Of course, if we can eyeball such a graph, then certainly a machine should be able to traverse it for us and do the calculations. To make this possible though, we need to make sure some version of our representations3 annotates these state transitions such that we can follow the edges of our program graph. Consider the below two representations:

1
2
3
4
5
6
7
8
{
  "name": "item",
  "actions": [
    {
      "name": "add-item"
    }
  ]
}
1
2
3
4
5
6
7
8
{
  "name": "add-item",
  "actions": [
    {
      "name": "purchase"
    }
  ]
}

A machine could easily reassemble these fragments into the following graph: item → add-item → purchase. Using that graph we can calculate by edges that at this state in the API (viewing an item) it takes 2 clicks to reach our revenue target!
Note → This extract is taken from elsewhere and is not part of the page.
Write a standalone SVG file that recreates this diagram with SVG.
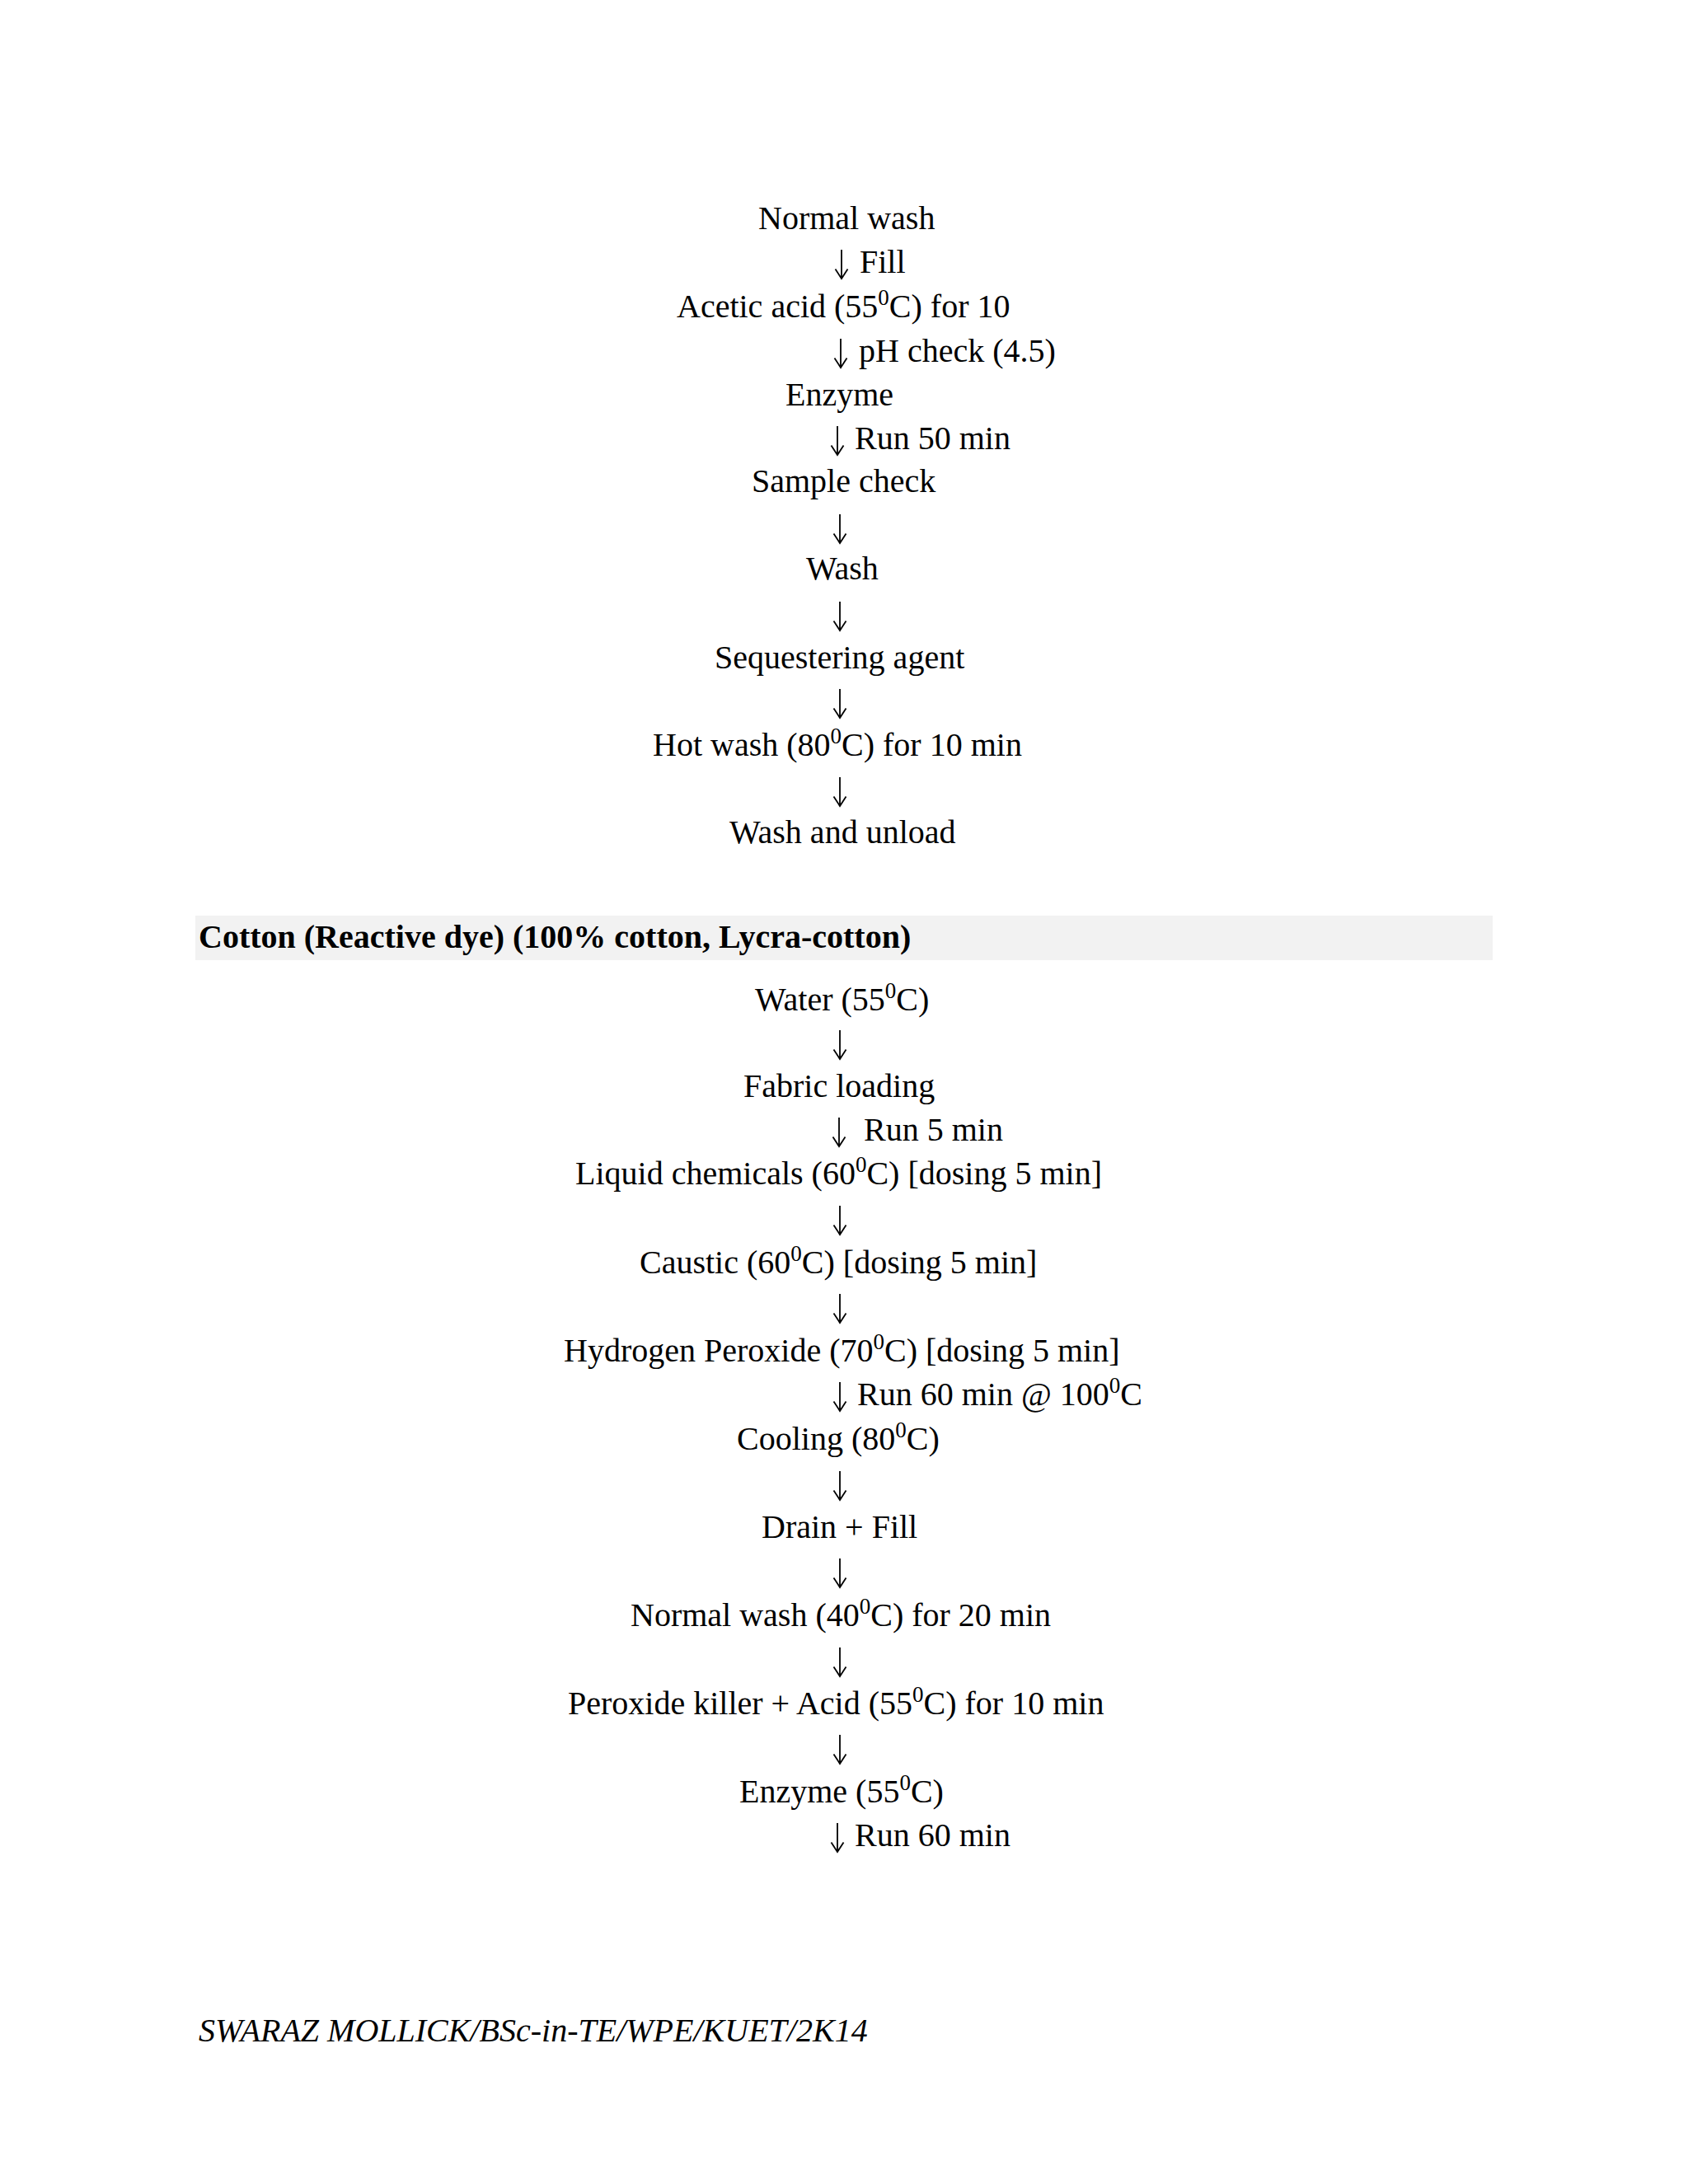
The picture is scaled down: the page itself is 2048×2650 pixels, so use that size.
<svg xmlns="http://www.w3.org/2000/svg" width="2048" height="2650" viewBox="0 0 2048 2650">
<style>
text{font-family:"Liberation Serif","Times New Roman",serif;font-size:40px;fill:#000}
.sup{font-size:27px}
.h{font-weight:bold}
.f{font-style:italic}
.arrow{fill:none;stroke:#000;stroke-width:1.8;stroke-linejoin:miter}
</style>
<defs>
<path id="arr" class="arrow" d="M0,-28 V7 M-7.5,-4.5 L0,7 L7.5,-4.5"/>
</defs>
<rect width="2048" height="2650" fill="#fff"/>
<g id="nodes-top">
<g id="n1"><text x="920" y="278">Normal wash</text></g>
<g id="n2"><text x="821" y="385">Acetic acid (55<tspan class="sup" dy="-15">0</tspan><tspan dy="15">C) for 10</tspan></text></g>
<g id="n3"><text x="953" y="492">Enzyme</text></g>
<g id="n4"><text x="912" y="597">Sample check</text></g>
<g id="n5"><text x="978" y="703">Wash</text></g>
<g id="n6"><text x="867" y="811">Sequestering agent</text></g>
<g id="n7"><text x="792" y="917">Hot wash (80<tspan class="sup" dy="-15">0</tspan><tspan dy="15">C) for 10 min</tspan></text></g>
<g id="n8"><text x="885" y="1023">Wash and unload</text></g>
</g>
<g id="heading">
<rect x="237" y="1111" width="1574" height="54" fill="#f2f2f2"/>
<text class="h" x="241" y="1150">Cotton (Reactive dye) (100% cotton, Lycra-cotton)</text>
</g>
<g id="nodes-bottom">
<g id="m1"><text x="916" y="1226">Water (55<tspan class="sup" dy="-15">0</tspan><tspan dy="15">C)</tspan></text></g>
<g id="m2"><text x="902" y="1331">Fabric loading</text></g>
<g id="m3"><text x="698" y="1437">Liquid chemicals (60<tspan class="sup" dy="-15">0</tspan><tspan dy="15">C) [dosing 5 min]</tspan></text></g>
<g id="m4"><text x="776" y="1545">Caustic (60<tspan class="sup" dy="-15">0</tspan><tspan dy="15">C) [dosing 5 min]</tspan></text></g>
<g id="m5"><text x="684" y="1652">Hydrogen Peroxide (70<tspan class="sup" dy="-15">0</tspan><tspan dy="15">C) [dosing 5 min]</tspan></text></g>
<g id="m6"><text x="894" y="1759">Cooling (80<tspan class="sup" dy="-15">0</tspan><tspan dy="15">C)</tspan></text></g>
<g id="m7"><text x="924" y="1866">Drain + Fill</text></g>
<g id="m8"><text x="765" y="1973">Normal wash (40<tspan class="sup" dy="-15">0</tspan><tspan dy="15">C) for 20 min</tspan></text></g>
<g id="m9"><text x="689" y="2080">Peroxide killer + Acid (55<tspan class="sup" dy="-15">0</tspan><tspan dy="15">C) for 10 min</tspan></text></g>
<g id="m10"><text x="897" y="2187">Enzyme (55<tspan class="sup" dy="-15">0</tspan><tspan dy="15">C)</tspan></text></g>
</g>
<g id="connectors">
<use href="#arr" x="1021" y="331"/><text x="1043" y="331">Fill</text>
<use href="#arr" x="1020" y="439"/><text x="1042" y="439">pH check (4.5)</text>
<use href="#arr" x="1016" y="545"/><text x="1037" y="545">Run 50 min</text>
<use href="#arr" x="1019" y="652"/>
<use href="#arr" x="1019" y="758"/>
<use href="#arr" x="1019" y="864"/>
<use href="#arr" x="1019" y="971"/>
<use href="#arr" x="1019" y="1278"/>
<use href="#arr" x="1018" y="1384"/><text x="1048" y="1384">Run 5 min</text>
<use href="#arr" x="1019" y="1491"/>
<use href="#arr" x="1019" y="1598"/>
<use href="#arr" x="1019" y="1705"/><text x="1040" y="1705">Run 60 min @ 100<tspan class="sup" dy="-15">0</tspan><tspan dy="15">C</tspan></text>
<use href="#arr" x="1019" y="1813"/>
<use href="#arr" x="1019" y="1919"/>
<use href="#arr" x="1019" y="2027"/>
<use href="#arr" x="1019" y="2133"/>
<use href="#arr" x="1016" y="2240"/><text x="1037" y="2240">Run 60 min</text>
</g>
<g id="footer"><text class="f" x="241" y="2477">SWARAZ MOLLICK/BSc-in-TE/WPE/KUET/2K14</text></g>
</svg>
Based on this, we might decide to implement a featured product on our homepage.

We get some nice benefits from this modeling strategy:

  • We can easily detect “dead” unreachable nodes.
  • We don’t have to write a separate specification for our API. Our API representation set is the specification. From just those representations we gain documentation, sure, but with an execution graph, we could be generating nearly a whole application ready for use. (It’d just be missing your application logic!)
  • It forces some size constraints. Graphs get really complex, really fast. Without some restrictions to insist that, say, some subgraphs can only be entered through one node (so that you could consider subgraphs semi-independently) you’d quickly get overwhelmed. I think this is a positive, but it’s not unarguable.
  • Because race conditions are so often a matter of sequence, forcing a common sequence through business processes can help keep your app safe.
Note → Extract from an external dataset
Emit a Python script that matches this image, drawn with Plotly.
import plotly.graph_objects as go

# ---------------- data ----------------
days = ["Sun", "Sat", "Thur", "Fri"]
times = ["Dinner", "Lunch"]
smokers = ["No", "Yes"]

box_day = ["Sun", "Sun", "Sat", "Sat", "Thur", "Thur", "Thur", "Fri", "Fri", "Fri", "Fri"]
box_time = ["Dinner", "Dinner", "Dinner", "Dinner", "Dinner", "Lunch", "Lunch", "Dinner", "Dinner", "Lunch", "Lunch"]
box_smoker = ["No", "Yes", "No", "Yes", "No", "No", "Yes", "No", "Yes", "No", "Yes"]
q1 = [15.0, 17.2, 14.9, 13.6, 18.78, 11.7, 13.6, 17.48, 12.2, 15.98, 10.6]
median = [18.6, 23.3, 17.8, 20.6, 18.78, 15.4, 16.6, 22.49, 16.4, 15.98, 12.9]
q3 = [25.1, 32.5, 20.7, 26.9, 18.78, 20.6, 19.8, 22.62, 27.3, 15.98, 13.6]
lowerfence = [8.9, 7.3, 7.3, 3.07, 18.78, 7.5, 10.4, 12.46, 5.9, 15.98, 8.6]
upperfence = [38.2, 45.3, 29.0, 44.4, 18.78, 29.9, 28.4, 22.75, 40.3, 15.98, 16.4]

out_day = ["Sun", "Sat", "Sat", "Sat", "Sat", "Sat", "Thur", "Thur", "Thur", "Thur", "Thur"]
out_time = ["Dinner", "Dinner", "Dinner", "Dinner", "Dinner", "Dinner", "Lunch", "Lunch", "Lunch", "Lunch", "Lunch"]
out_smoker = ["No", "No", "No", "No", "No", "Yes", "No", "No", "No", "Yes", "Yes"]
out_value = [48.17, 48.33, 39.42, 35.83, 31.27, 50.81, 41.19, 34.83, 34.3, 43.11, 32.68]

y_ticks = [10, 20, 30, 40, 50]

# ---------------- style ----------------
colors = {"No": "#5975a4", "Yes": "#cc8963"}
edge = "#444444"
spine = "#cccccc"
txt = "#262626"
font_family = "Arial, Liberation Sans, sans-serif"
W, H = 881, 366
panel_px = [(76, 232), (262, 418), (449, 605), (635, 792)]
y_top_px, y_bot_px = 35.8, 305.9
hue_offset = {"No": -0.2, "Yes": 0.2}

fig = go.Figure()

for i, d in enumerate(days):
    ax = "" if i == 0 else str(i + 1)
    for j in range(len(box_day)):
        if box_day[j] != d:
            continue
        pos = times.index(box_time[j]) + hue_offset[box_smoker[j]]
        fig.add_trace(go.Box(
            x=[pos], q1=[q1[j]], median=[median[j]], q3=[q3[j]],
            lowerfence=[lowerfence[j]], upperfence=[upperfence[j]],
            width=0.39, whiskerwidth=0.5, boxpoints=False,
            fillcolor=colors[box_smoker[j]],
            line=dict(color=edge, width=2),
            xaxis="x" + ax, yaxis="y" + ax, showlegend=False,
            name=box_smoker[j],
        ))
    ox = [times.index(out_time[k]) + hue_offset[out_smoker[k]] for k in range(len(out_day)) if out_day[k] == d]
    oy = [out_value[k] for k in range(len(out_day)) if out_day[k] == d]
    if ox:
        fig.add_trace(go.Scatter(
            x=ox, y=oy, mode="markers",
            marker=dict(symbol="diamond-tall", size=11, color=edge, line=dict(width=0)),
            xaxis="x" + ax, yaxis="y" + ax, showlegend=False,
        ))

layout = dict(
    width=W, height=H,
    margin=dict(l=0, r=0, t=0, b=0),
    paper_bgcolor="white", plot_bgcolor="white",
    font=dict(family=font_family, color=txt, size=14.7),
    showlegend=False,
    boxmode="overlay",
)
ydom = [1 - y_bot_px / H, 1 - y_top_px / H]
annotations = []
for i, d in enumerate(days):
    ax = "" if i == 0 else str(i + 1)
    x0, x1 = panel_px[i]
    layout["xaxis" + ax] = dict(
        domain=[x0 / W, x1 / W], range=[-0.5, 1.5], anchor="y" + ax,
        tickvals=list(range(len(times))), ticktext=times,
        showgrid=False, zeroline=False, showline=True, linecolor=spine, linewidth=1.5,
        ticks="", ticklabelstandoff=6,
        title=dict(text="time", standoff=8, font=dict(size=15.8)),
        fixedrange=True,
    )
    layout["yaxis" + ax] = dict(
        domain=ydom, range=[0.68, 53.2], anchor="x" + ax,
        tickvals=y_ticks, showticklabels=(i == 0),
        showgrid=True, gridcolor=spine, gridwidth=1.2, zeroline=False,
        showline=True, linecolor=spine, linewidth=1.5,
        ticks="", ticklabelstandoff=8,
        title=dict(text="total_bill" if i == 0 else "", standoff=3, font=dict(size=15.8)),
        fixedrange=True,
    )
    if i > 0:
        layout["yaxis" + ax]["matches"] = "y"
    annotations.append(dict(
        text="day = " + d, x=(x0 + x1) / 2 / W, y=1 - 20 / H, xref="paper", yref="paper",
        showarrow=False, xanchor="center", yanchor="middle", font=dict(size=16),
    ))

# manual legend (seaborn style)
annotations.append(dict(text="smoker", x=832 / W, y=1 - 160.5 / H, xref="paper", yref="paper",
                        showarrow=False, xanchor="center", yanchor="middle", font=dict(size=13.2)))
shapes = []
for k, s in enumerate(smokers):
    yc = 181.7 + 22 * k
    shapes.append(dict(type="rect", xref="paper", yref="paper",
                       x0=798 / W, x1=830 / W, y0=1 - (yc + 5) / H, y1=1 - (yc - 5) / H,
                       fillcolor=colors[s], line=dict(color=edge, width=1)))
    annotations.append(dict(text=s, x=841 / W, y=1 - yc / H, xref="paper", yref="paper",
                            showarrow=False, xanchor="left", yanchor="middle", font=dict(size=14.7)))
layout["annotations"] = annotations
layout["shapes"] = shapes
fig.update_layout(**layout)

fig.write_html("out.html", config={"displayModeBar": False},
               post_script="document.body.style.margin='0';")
This is really just applying lessons we learned from HTML to JSON. At the moment most API documentation is essentially a sitemap document. But sitemaps shouldn’t be necessary all the time. Here’s Google describing “when to use a sitemap”:

Your site has a large archive of content pages that are isolated or well not linked to each other. If your site pages do not naturally reference each other, you can list them in a sitemap to ensure that Google does not overlook some of your pages.
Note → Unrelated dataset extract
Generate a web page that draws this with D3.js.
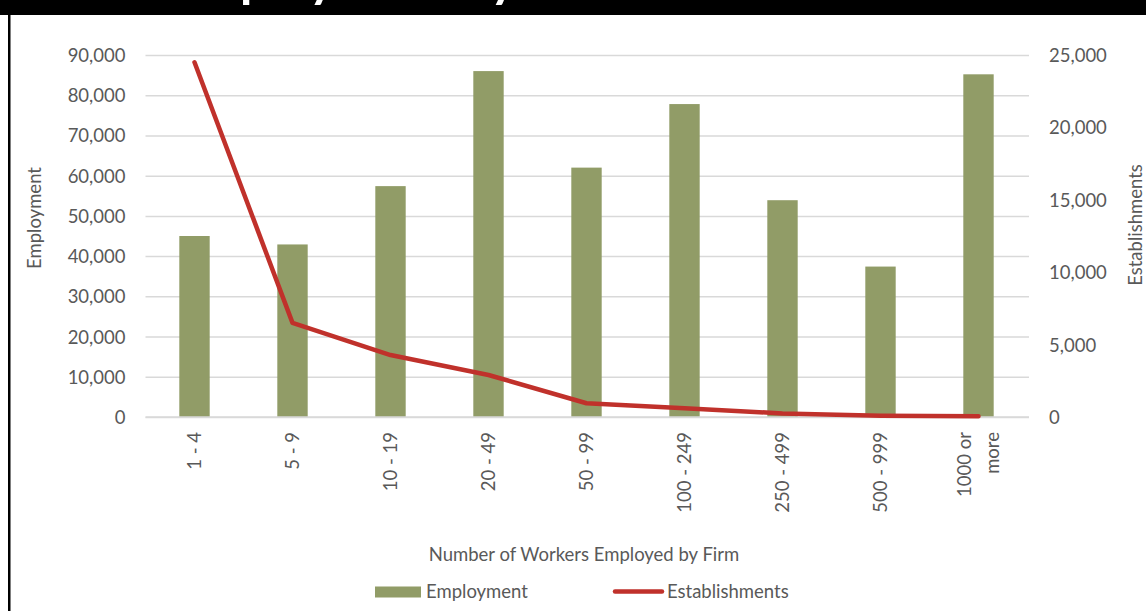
<!DOCTYPE html>
<html>
<head>
<meta charset="utf-8">
<script src="https://cdn.jsdelivr.net/npm/d3@7"></script>
<style>
  html, body { margin: 0; padding: 0; background: #fff; }
  svg { display: block; font-family: Lato, "Open Sans", "DejaVu Sans", sans-serif; }
</style>
</head>
<body>
<script>
// Firm-size categories and the two series drawn against them
const categories = ["1 - 4", "5 - 9", "10 - 19", "20 - 49", "50 - 99", "100 - 249", "250 - 499", "500 - 999", "1000 or more"];
const employment = [45000, 42900, 57400, 86000, 62000, 77800, 53900, 37400, 85200];
const establishments = [24500, 6500, 4280, 2900, 950, 600, 250, 90, 50];
const leftTicks = [0, 10000, 20000, 30000, 40000, 50000, 60000, 70000, 80000, 90000];
const rightTicks = [0, 5000, 10000, 15000, 20000, 25000];

const W = 1146, H = 611;
const plot = { left: 145.5, right: 1027.5, top: 55, bottom: 417 };
const textColor = "#595959";
const barColor = "#919c67";
const lineColor = "#c0312b";
const gridColor = "#d9d9d9";
const fontSize = 18.5;

const svg = d3.select("body").append("svg").attr("width", W).attr("height", H);

// Frame: black heading band and left rule
svg.append("rect").attr("x", 0).attr("y", 0).attr("width", W).attr("height", 15).attr("fill", "#000");
svg.append("rect").attr("x", 8).attr("y", 0).attr("width", 2.5).attr("height", H).attr("fill", "#000");
svg.append("text")
  .attr("x", 170).attr("y", -3)
  .attr("fill", "#fff").attr("font-weight", "bold").attr("font-size", 50)
  .text("Employment by Firm Size");

const x = d3.scaleBand().domain(categories).range([plot.left, plot.right]).padding(0);
const yL = d3.scaleLinear().domain([0, 90000]).range([plot.bottom, plot.top]);
const yR = d3.scaleLinear().domain([0, 25000]).range([plot.bottom, plot.top]);
const fmt = d3.format(",");

// Horizontal gridlines + left axis labels
const leftAxis = d3.axisLeft(yL).tickValues(leftTicks).tickFormat(fmt)
  .tickSize(-(plot.right - plot.left + 1.5)).tickPadding(20);
const gL = svg.append("g").attr("transform", `translate(${plot.left},0)`).call(leftAxis);
gL.select(".domain").remove();
gL.selectAll(".tick line").attr("stroke", gridColor).attr("stroke-width", 1.5);
gL.selectAll(".tick text").attr("fill", textColor).attr("font-size", fontSize)
  .attr("font-family", "Lato, sans-serif").attr("dy", "0.35em");

// Right axis labels
const rightAxis = d3.axisRight(yR).tickValues(rightTicks).tickFormat(fmt).tickSize(0).tickPadding(0);
const gR = svg.append("g").attr("transform", `translate(1049,0)`).call(rightAxis);
gR.select(".domain").remove();
gR.selectAll(".tick text").attr("fill", textColor).attr("font-size", fontSize)
  .attr("font-family", "Lato, sans-serif").attr("dy", "0.35em");

// Bars
const barW = x.bandwidth() * 0.31;
svg.append("g").selectAll("rect").data(employment).join("rect")
  .attr("x", (d, i) => x(categories[i]) + x.bandwidth() / 2 - barW / 2)
  .attr("width", barW)
  .attr("y", d => yL(d))
  .attr("height", d => yL(0) - yL(d))
  .attr("fill", barColor);

// Baseline
svg.append("line").attr("x1", plot.left).attr("x2", plot.right + 1.5)
  .attr("y1", plot.bottom).attr("y2", plot.bottom)
  .attr("stroke", gridColor).attr("stroke-width", 1.5);

// Establishments line
const line = d3.line()
  .x((d, i) => x(categories[i]) + x.bandwidth() / 2)
  .y(d => yR(d));
svg.append("path").datum(establishments)
  .attr("d", line).attr("fill", "none")
  .attr("stroke", lineColor).attr("stroke-width", 4.5)
  .attr("stroke-linecap", "round").attr("stroke-linejoin", "round");

// Category labels (rotated)
const xl = svg.append("g");
categories.forEach(c => {
  const cx = x(c) + x.bandwidth() / 2;
  const parts = c === "1000 or more" ? ["1000 or", "more"] : [c];
  const offsets = parts.length === 2 ? [-8, 20] : [6];
  parts.forEach((p, k) => {
    xl.append("text")
      .attr("transform", `translate(${cx + offsets[k]},432) rotate(-90)`)
      .attr("text-anchor", "end")
      .attr("fill", textColor).attr("font-size", fontSize)
      .text(p);
  });
});

// Axis titles
svg.append("text").attr("transform", "translate(41,218) rotate(-90)")
  .attr("text-anchor", "middle").attr("fill", textColor).attr("font-size", fontSize)
  .text("Employment");
svg.append("text").attr("transform", "translate(1142,225) rotate(-90)")
  .attr("text-anchor", "middle").attr("fill", textColor).attr("font-size", fontSize)
  .text("Establishments");
svg.append("text").attr("x", 584).attr("y", 561)
  .attr("text-anchor", "middle").attr("fill", textColor).attr("font-size", fontSize)
  .text("Number of Workers Employed by Firm");

// Legend
const lg = svg.append("g");
lg.append("rect").attr("x", 375).attr("y", 586.5).attr("width", 46).attr("height", 11).attr("fill", barColor);
lg.append("text").attr("x", 426).attr("y", 598).attr("fill", textColor).attr("font-size", fontSize).text("Employment");
lg.append("line").attr("x1", 615).attr("x2", 662).attr("y1", 591.5).attr("y2", 591.5)
  .attr("stroke", lineColor).attr("stroke-width", 4.5).attr("stroke-linecap", "round");
lg.append("text").attr("x", 667).attr("y", 598).attr("fill", textColor).attr("font-size", fontSize).text("Establishments");
</script>
</body>
</html>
Does this describe your API? This is why you need a spec and a bunch of documentation. Google is writing about SEO concerns, but SEO is maybe the paramount example right now of making sites machine readable and how valuable that can be. These secondary documents additional to the representations we have to send over the wire shouldn’t be necessary, so why are we writing them?

I think the hypermedia graph is a really useful tool in conceiving of and building APIs. But it’s largely a process change at first, not a technology one. You have to model your API as a graph with the help of media formats (or conventions in your representations) that make that graph machine and human traversable. I’ll explore how to do that in a future post.


  1. By graph, I do not mean object graphs. Objects in GraphQL or other graph APIs aren’t even objects in the object oriented sense: they don’t have methods or hide implementation. They’re just instances of values in a schema. 

  2. In reality, especially with a transcluded page, we could have other more passive interactions like hovering. 

  3. Clients will often want to receive the most abbreviated or concise version of the representation possible. We should still endeavor to make that optional for them.